Maintaining that peace and stability in South Asia and beyond was the logical and fundamental principle underlining the security paradigm of Pakistan, he warned any proponent of adventurism of the dire consequences arising out of it. On Friday he told senior army officers at the GHQ that the army was alive to the full spectrum of threats that continued to exist both in conventional and unconventional domains.
“Proponents of conventional application of military forces, in a nuclear overhang, are charting an adventurous and dangerous path, the consequences of which could be both unintended and uncontrollable,” he said. A day later, Chairman Joint Chiefs of Staff Committee General Tariq Majid came up with a tough reaction to the reported remarks from the Indian army chief that Indian military is ready to battle China and Pakistan at the same time.
In his statement, General Tariq expressed his doubts over the veracity of Indian media report attributed to General Deepak Kapoor, stating that “he [General Kapoor] could not be so outlandish in strategic postulations to fix China on a self destruct mechanism”. General Majid also said: “But if the news report is correct, the uncalled for rhetoric only betrays a lack of strategic acumen”.

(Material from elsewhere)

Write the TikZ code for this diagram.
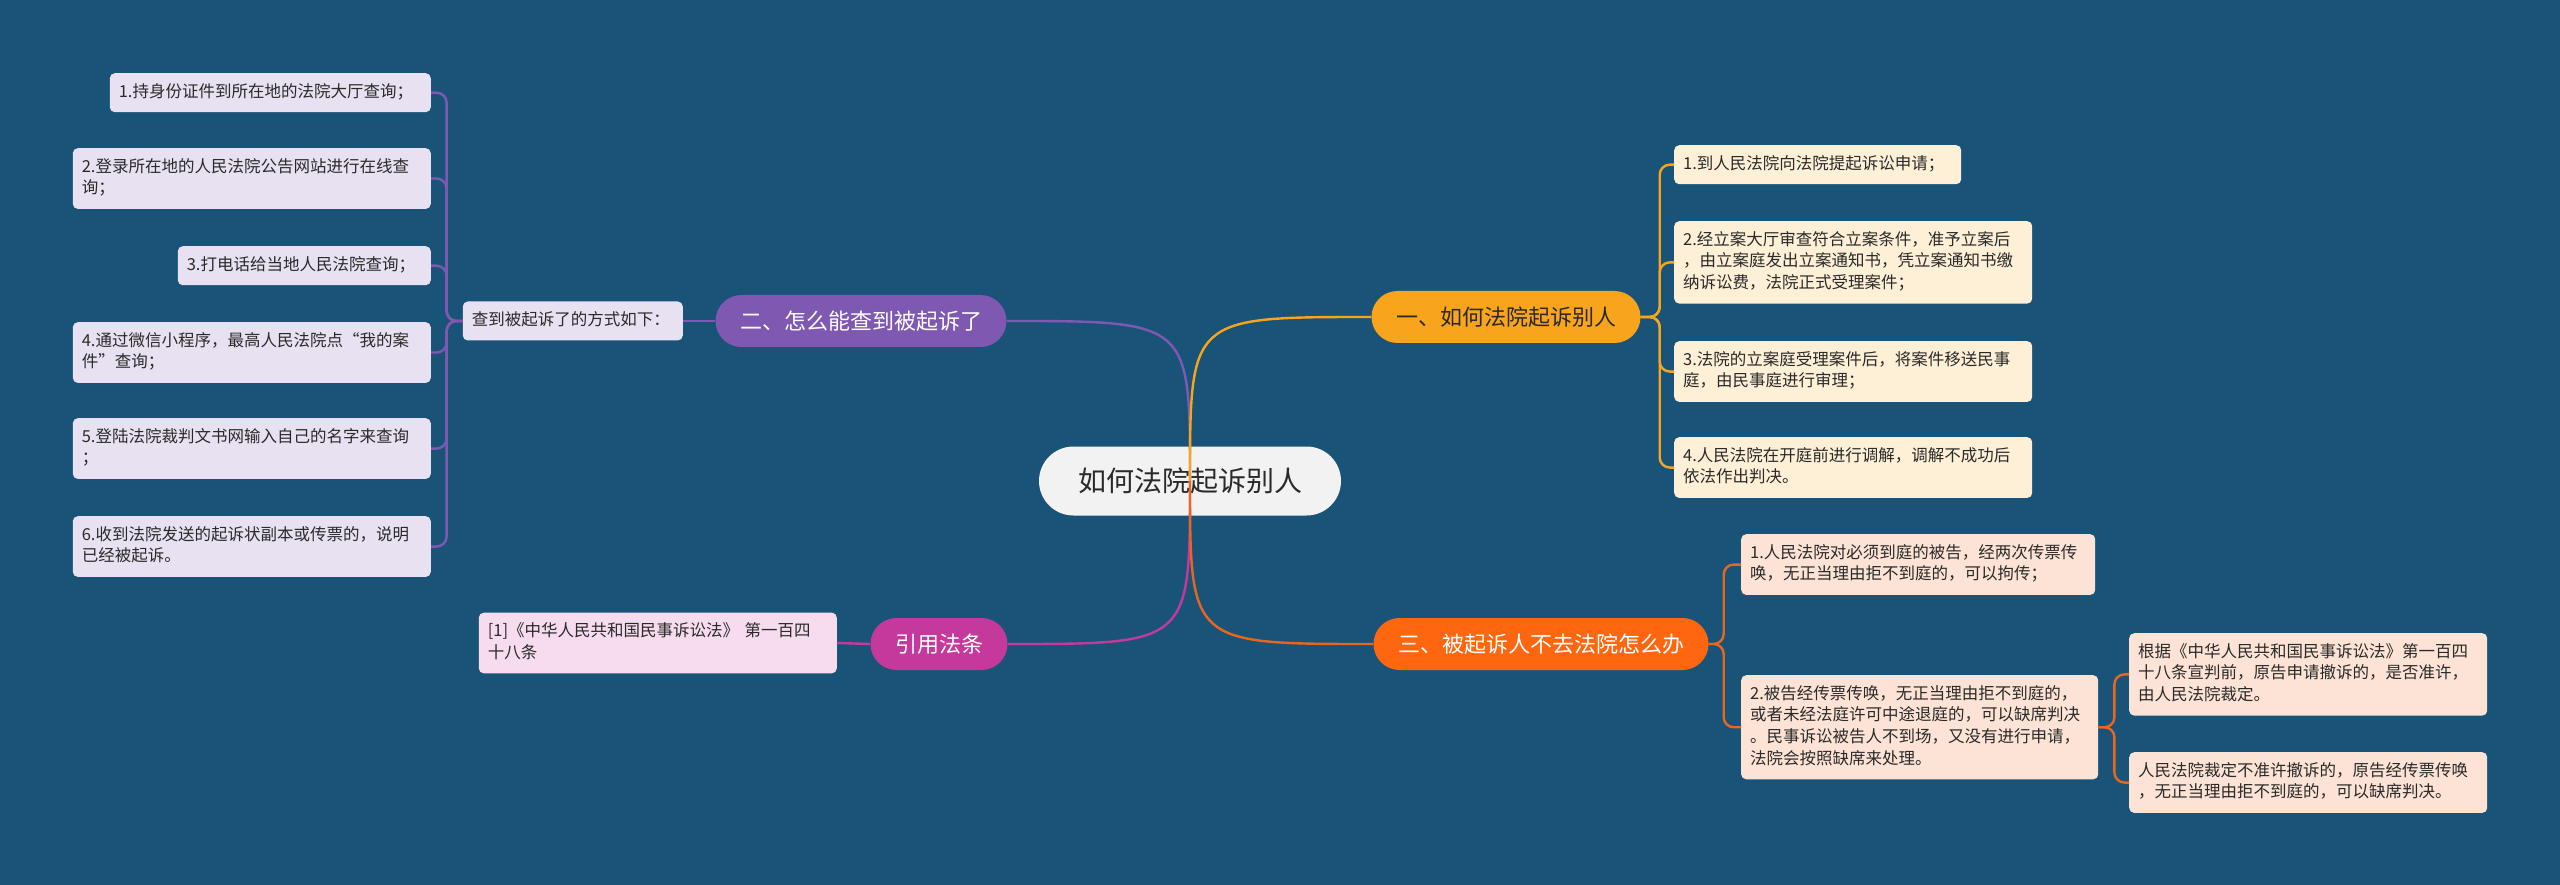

While it is not unusual for militaries to review and modify their strategies from time to time, to leak out their details is likely to be interpreted as an attempt at sabre rattling, which is rife with dangerous implications. Both Pakistan and India have nuclear weapons and the required delivery systems capable of being launched from land, sea and air.
Any of the two countries fearful of a strategic and irretrievable set back can be tempted to take recourse to this deadly arsenal with catastrophic effects on both sides. There is a need therefore to seriously undertake the measures required to end all possible causes of confrontation. India has to stop its agencies from supporting terrorists in Fata and Balochistan. It also needs to reciprocate to Pakistan’s continuous overtures to initiate the composite dialogue to resolve mutual disputes particularly the core issue of Kashmir.